What is being asked: Search the material below for the word "matplotlib". Copy every line that has it.

Data shown:
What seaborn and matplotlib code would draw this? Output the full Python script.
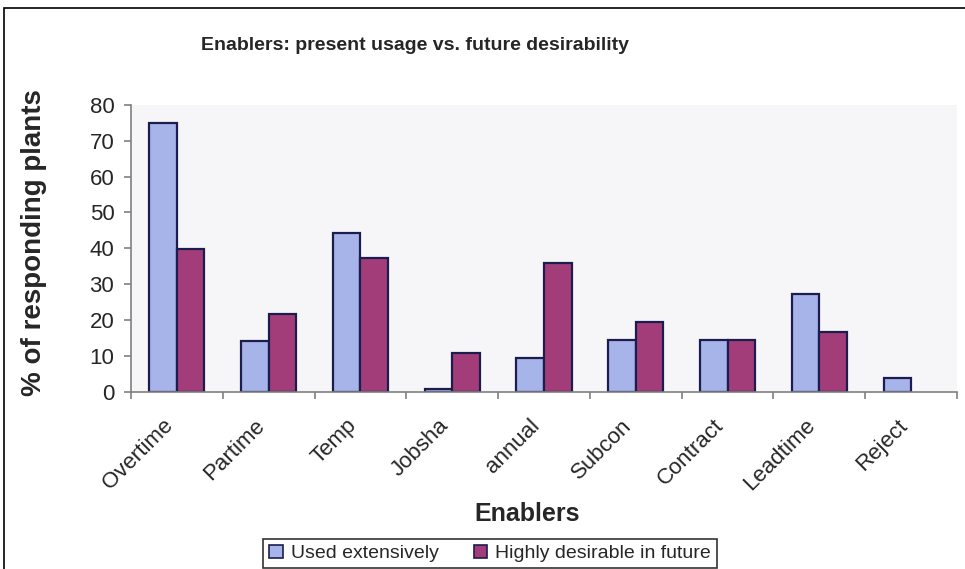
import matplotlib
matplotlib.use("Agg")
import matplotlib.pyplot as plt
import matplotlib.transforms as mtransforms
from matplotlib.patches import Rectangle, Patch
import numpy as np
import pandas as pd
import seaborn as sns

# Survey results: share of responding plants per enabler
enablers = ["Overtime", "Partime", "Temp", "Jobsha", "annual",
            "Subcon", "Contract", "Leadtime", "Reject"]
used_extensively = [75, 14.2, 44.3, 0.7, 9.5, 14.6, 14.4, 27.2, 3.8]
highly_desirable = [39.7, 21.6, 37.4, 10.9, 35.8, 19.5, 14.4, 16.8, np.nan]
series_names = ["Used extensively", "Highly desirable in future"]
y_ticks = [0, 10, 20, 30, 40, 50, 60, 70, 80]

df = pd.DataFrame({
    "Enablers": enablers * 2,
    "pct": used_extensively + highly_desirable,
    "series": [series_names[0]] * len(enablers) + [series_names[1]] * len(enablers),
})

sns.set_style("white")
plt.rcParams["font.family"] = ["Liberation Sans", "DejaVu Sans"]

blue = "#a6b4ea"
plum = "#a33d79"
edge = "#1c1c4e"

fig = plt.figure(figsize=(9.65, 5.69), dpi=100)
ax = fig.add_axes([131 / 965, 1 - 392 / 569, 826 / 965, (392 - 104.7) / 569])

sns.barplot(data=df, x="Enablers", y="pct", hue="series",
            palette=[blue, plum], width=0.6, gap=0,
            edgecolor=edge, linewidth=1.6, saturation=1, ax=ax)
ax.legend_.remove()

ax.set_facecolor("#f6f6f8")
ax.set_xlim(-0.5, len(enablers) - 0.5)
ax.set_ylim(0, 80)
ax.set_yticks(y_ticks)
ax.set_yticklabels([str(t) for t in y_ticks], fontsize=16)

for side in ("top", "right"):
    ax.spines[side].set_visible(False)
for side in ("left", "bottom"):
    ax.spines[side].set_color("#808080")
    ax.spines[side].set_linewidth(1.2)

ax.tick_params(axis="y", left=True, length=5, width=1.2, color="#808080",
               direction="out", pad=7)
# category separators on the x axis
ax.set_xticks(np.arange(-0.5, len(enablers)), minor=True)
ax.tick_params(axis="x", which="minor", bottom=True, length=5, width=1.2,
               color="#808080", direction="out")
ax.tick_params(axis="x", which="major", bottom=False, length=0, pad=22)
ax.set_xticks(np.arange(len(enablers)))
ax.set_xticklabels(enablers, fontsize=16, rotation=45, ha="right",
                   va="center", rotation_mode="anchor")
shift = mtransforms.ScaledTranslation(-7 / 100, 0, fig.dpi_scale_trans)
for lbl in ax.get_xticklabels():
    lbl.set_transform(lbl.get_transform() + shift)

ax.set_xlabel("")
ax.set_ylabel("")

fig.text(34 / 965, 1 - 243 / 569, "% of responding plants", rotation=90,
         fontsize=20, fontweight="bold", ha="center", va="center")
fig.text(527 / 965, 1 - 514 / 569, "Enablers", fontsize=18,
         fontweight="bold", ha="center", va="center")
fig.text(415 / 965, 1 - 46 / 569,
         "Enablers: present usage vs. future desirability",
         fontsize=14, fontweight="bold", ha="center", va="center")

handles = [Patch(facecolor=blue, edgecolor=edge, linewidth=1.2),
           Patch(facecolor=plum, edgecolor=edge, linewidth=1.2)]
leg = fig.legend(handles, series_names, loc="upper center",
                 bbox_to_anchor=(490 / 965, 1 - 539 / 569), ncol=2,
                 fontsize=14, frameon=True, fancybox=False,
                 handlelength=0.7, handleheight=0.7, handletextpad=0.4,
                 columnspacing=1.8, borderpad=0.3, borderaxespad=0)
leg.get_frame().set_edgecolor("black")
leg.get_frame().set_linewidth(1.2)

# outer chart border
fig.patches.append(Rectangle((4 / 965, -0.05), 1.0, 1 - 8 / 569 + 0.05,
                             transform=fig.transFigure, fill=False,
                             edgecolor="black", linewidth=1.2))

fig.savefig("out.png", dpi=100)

Result:
What seaborn and matplotlib code would draw this? Output the full Python script.
import matplotlib
matplotlib.use("Agg")
import matplotlib.pyplot as plt
import matplotlib.transforms as mtransforms
from matplotlib.patches import Rectangle, Patch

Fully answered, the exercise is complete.